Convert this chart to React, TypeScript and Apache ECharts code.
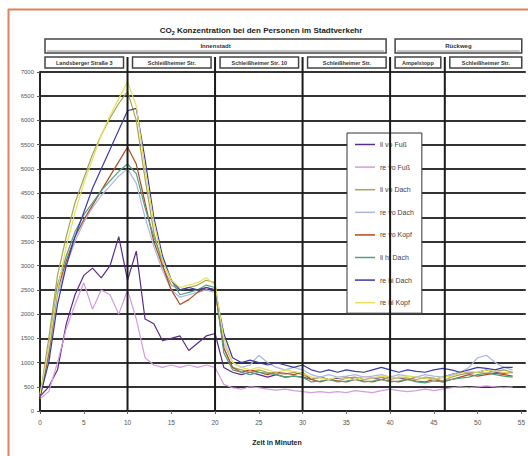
import React, { useEffect, useRef } from "react";
import * as echarts from "echarts";

const times = [0,1,2,3,4,5,6,7,8,9,10,11,12,13,14,15,16,17,18,19,20,21,22,23,24,25,26,27,28,29,30,31,32,33,34,35,36,37,38,39,40,41,42,43,44,45,46,47,48,49,50,51,52,53,54];

const seriesNames = ["li vo Fuß", "re vo Fuß", "li vo Dach", "re vo Dach", "re vo Kopf", "li hi Dach", "re hi Dach", "re hi Kopf"];
const seriesColors = ["#5b2c8a", "#d49be0", "#a9a25a", "#aab6e6", "#b04a20", "#52a07c", "#3a3aa8", "#e6e05a"];

const liVoFuss = [300,500,850,1800,2400,2800,2950,2750,3000,3600,2700,3300,1900,1800,1450,1500,1550,1250,1400,1550,1600,900,800,750,800,750,700,750,700,720,700,650,700,650,680,700,650,700,680,650,700,680,650,700,680,650,700,750,800,780,800,850,800,780,800];
const reVoFuss = [250,400,1000,1700,2200,2650,2100,2500,2400,2000,2500,1900,1100,950,900,950,900,950,900,950,900,550,480,450,500,480,450,430,450,420,400,380,400,380,400,380,420,400,380,420,450,420,400,420,450,420,450,480,500,480,500,520,500,480,500];
const liVoDach = [300,1500,2800,3600,4300,4800,5300,5700,6050,6350,6600,6000,4800,3700,3000,2600,2500,2550,2600,2700,2650,1300,900,850,800,850,800,780,760,800,750,650,700,650,620,680,700,650,680,700,650,700,680,650,700,680,620,700,750,780,800,780,820,850,800];
const reVoDach = [300,1100,2400,3000,3500,3900,4200,4450,4650,4850,5000,4700,4000,3400,2900,2500,2350,2400,2450,2500,2450,1400,1000,900,950,1150,1000,900,850,900,850,750,700,750,700,720,750,700,720,750,700,750,720,700,750,720,700,750,800,900,1100,1150,1000,900,850];
const reVoKopf = [250,1200,2500,3100,3600,3950,4250,4550,4850,5150,5450,5100,4300,3500,3000,2500,2200,2300,2450,2550,2500,1300,900,800,850,800,750,800,780,750,800,650,600,650,620,600,650,620,600,650,620,600,650,620,600,650,600,650,700,750,720,750,780,750,720];
const liHiDach = [300,1300,2600,3200,3700,4050,4300,4550,4750,4950,5100,4900,4200,3600,3100,2700,2400,2450,2500,2600,2550,1200,850,800,750,800,780,750,700,720,700,600,620,650,600,620,650,600,620,650,600,620,650,600,580,620,600,650,680,700,750,780,750,720,700];
const reHiDach = [300,1000,2200,3000,3600,4100,4600,5000,5400,5800,6200,6250,5200,4000,3200,2700,2500,2550,2500,2550,2500,1600,1100,1000,1050,1000,950,1000,950,900,950,850,800,850,800,850,820,800,850,900,850,800,850,820,800,850,880,850,800,850,900,880,850,900,900];
const reHiKopf = [350,1300,2500,3400,4100,4700,5200,5700,6100,6450,6800,6300,5000,3900,3100,2700,2550,2600,2650,2750,2600,1500,1000,900,850,900,850,800,850,820,780,700,680,650,700,680,650,700,680,720,700,680,720,700,680,650,700,720,780,820,800,850,820,800,780];

const seriesValues = [liVoFuss, reVoFuss, liVoDach, reVoDach, reVoKopf, liHiDach, reHiDach, reHiKopf];

const xTicks = [0,5,10,15,20,25,30,35,40,45,50,55];
const eventTimes = [10, 20, 30, 40, 46.25];
const sectionBounds = [0, 10, 20, 30, 40, 46.25, 55.5];
const sectionLabels = ["Landsberger Straße 3", "Schleißheimer Str.", "Schleißheimer Str. 10", "Schleißheimer Str.", "Ampelstopp", "Schleißheimer Str."];
const groupBounds = [[0, 40], [40, 55.5]];
const groupLabels = ["Innenstadt", "Rückweg"];
const titleText = "CO{sub|2} Konzentration bei den Personen im Stadtverkehr";
const xAxisTitle = "Zeit in Minuten";

const FONT = "Liberation Sans, Arial, sans-serif";

export default function App() {
  const ref = useRef<HTMLDivElement>(null);
  useEffect(() => {
    document.body.style.margin = "0";
    const chart = echarts.init(ref.current!, null, { renderer: "svg" });
    chart.setOption({
      animation: false,
      backgroundColor: "#fff",
      textStyle: { fontFamily: FONT },
      grid: { left: 40, right: 0, top: 72, bottom: 45 },
      legend: {
        orient: "vertical",
        left: 347,
        top: 133,
        data: seriesNames,
        icon: "rect",
        itemWidth: 20,
        itemHeight: 1.5,
        itemGap: 15.6,
        padding: [8, 8, 7, 8],
        borderColor: "#333",
        borderWidth: 1,
        backgroundColor: "#fff",
        textStyle: { fontSize: 7, color: "#444", fontFamily: FONT },
      },
      xAxis: {
        type: "value",
        min: 0,
        max: 55.5,
        interval: 5,
        axisLine: { show: true, onZero: false, lineStyle: { color: "#222", width: 2 } },
        axisTick: { show: true, length: 3, customValues: xTicks, lineStyle: { color: "#666" } },
        axisLabel: { fontSize: 6.5, color: "#555", margin: 8, customValues: xTicks, formatter: (v: number) => String(v) },
        splitLine: { show: false },
      },
      yAxis: {
        type: "value",
        min: 0,
        max: 7000,
        interval: 500,
        axisLine: { show: true, lineStyle: { color: "#222", width: 2 } },
        axisTick: { show: true, length: 3, lineStyle: { color: "#555" } },
        axisLabel: { fontSize: 6, color: "#555", margin: 6, formatter: (v: number) => String(v) },
        splitLine: { show: true, lineStyle: { color: "#333", width: 2 } },
      },
      series: seriesNames.map((name, i) => ({
        name,
        type: "line",
        showSymbol: false,
        symbol: "none",
        color: seriesColors[i],
        lineStyle: { width: 1.2, color: seriesColors[i] },
        data: times.map((t, j) => [t, seriesValues[i][j]]),
      })),
    });

    const px = (t: number) => chart.convertToPixel({ xAxisIndex: 0 }, t) as number;
    const yBottom = chart.convertToPixel({ yAxisIndex: 0 }, 0) as number;

    const graphics: any[] = [];
    graphics.push({ type: "line", shape: { x1: 8.5, y1: 9, x2: 8.5, y2: 456 }, style: { stroke: "#e0825c", lineWidth: 2 }, z: 20 });
    graphics.push({ type: "line", shape: { x1: 8, y1: 9.5, x2: 528, y2: 9.5 }, style: { stroke: "#e0825c", lineWidth: 2 }, z: 20 });
    graphics.push({
      type: "text", x: 261, y: 30,
      style: {
        text: titleText, fontSize: 8, fontWeight: "bold", fill: "#222", align: "center", verticalAlign: "middle", fontFamily: FONT,
        rich: { sub: { fontSize: 5.5, fontWeight: "bold", fill: "#222", padding: [5, 0, 0, 0], fontFamily: FONT } },
      },
    });
    groupBounds.forEach((g, i) => {
      const x1 = px(g[0]) + 5;
      const x2 = Math.min(px(g[1]) - 4, 527);
      graphics.push({ type: "rect", shape: { x: x1, y: 39, width: x2 - x1, height: 14 }, style: { fill: "#fff", stroke: "#444", lineWidth: 1.5 }, z: 5 });
      graphics.push({ type: "line", shape: { x1: x1 + 2, y1: 51, x2: x2 - 2, y2: 51 }, style: { stroke: "#888", lineWidth: 1 }, z: 6 });
      graphics.push({ type: "text", x: (x1 + x2) / 2, y: 46, style: { text: groupLabels[i], fontSize: 6, fontWeight: "bold", fill: "#333", align: "center", verticalAlign: "middle", fontFamily: FONT }, z: 6 });
    });
    for (let i = 0; i < sectionBounds.length - 1; i++) {
      const x1 = px(sectionBounds[i]) + 5;
      const x2 = Math.min(px(sectionBounds[i + 1]) - 4, 527);
      graphics.push({ type: "rect", shape: { x: x1, y: 57, width: x2 - x1, height: 11 }, style: { fill: "#fff", stroke: "#444", lineWidth: 1.5 }, z: 5 });
      graphics.push({ type: "text", x: (x1 + x2) / 2, y: 62.5, style: { text: sectionLabels[i], fontSize: 5.5, fontWeight: "bold", fill: "#333", align: "center", verticalAlign: "middle", fontFamily: FONT }, z: 6 });
    }
    eventTimes.forEach((t) => {
      const x = px(t);
      graphics.push({ type: "line", shape: { x1: x, y1: 57, x2: x, y2: yBottom }, style: { stroke: "#1a1a1a", lineWidth: 2 }, z: 10 });
    });
    graphics.push({
      type: "text", x: 277, y: 442,
      style: { text: xAxisTitle, fontSize: 7, fontWeight: "bold", fill: "#222", align: "center", verticalAlign: "middle", fontFamily: FONT },
    });
    chart.setOption({ graphic: graphics });

    return () => chart.dispose();
  }, []);
  return <div ref={ref} style={{ width: 528, height: 456 }} />;
}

......

What is needed: Every line from the start of the listing above through the line with "import * as" should be repeated exactly; skip the pictures and add nothing else.

Final result:
Convert this chart to React, TypeScript and Apache ECharts code.
import React, { useEffect, useRef } from "react";
import * as echarts from "echarts";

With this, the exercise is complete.